Our main objective for this study was to address the paucity of research describing the patient experience of NUTca and the absence of specific PRO tools for this rare disease. The published literature on NUTca is scarce, and the limited number of case reports focus primarily on the clinical development of disease and presentation of tumors. We conducted mixed-methods research, including conceptualization and item selection/generation with subsequent cognitive debriefing and quantitative data analyses, to fill this evidence gap. Previous work conducted using a similar approach demonstrated that increasing conceptual coverage of an existing instrument using evidence reported by patients is a pragmatic approach to improve the quality of that existing instrument’s measurement capability [6, 7].

This study highlights the challenges in implementing patient-centric research to inform and develop PRO measures in rare diseases. Our mixed-methods research used pragmatic solutions to collect patient experience data and provides an evidence base to inform clinical programs in a rapidly progressing rare cancer with high unmet need.

A limitation of this study is that the sample size is extremely small and may not be representative of the larger population. In our sample, the time since diagnosis for patients interviewed was longer than in previous studies, suggesting longer survival rates. By nature of this non-interventional, observational study, patients who are experiencing severe symptoms or are declining rapidly may be less likely to participate in an interview. Caregivers provided valuable insights into the patient experience by proxy, and this included early stages post-diagnosis. We did not collect data from caregivers on time to death of the patients they cared for, so the survival rate of patients in this group is unclear and may be more representative of figures cited in the literature (data collected included time since diagnosis, but we did not assess how long the patients they cared for survived after diagnosis). However, this highlights the need for the dissemination of any data for this type of rare cancer, as limited available data affects the accuracy of determining survival rates.

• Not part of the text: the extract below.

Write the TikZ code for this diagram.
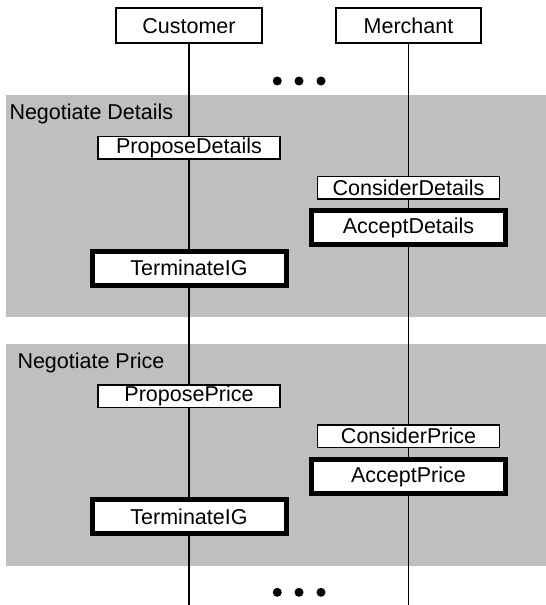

A further limitation is the heterogeneity of the sample, in which signs and symptoms can be very different across individuals. This is confounded by the difficulty in separating symptoms associated with the disease and those due to treatment. At the early stages of the disease, most patients are impacted by aggressive treatment more than the tumor development itself. However, if not treated at all, the odds of survival are even smaller. As it is impossible to predict responders, all patients are likely treated, leaving little opportunity to develop a “true” disease-related PRO in such a rare indication. This means that (1) PROs should assess both disease and tumor-related symptoms, and (2) with more research, the differentiation between the two will become clearer. Hence, more research needs to be published to build an evidence base.

Pragmatic and creative solutions are necessary for overcoming limitations in understanding the patient and caregiver experience of living with a rare disease [8, 9]]. Our mixed-methods study enabled the creation of a content valid PRO with preliminary item performance results. Given recruitment challenges and limited psychometric analyses, further evidence should be collected to document the scoring and psychometric performance of the final PRO tool. In this rare disease context, the benefit of within-trial interviews to bring additional data on the experience of patients including meaningful within-patient changes should be considered.

Conclusions

Further psychometric validation evidence is needed to support the use of this bespoke PRO, but identification of items (qualitative) and preliminary data (quantitative) in this population provide initial solutions to the research and clinical community attempting to assess treatments for NUT carcinoma patients.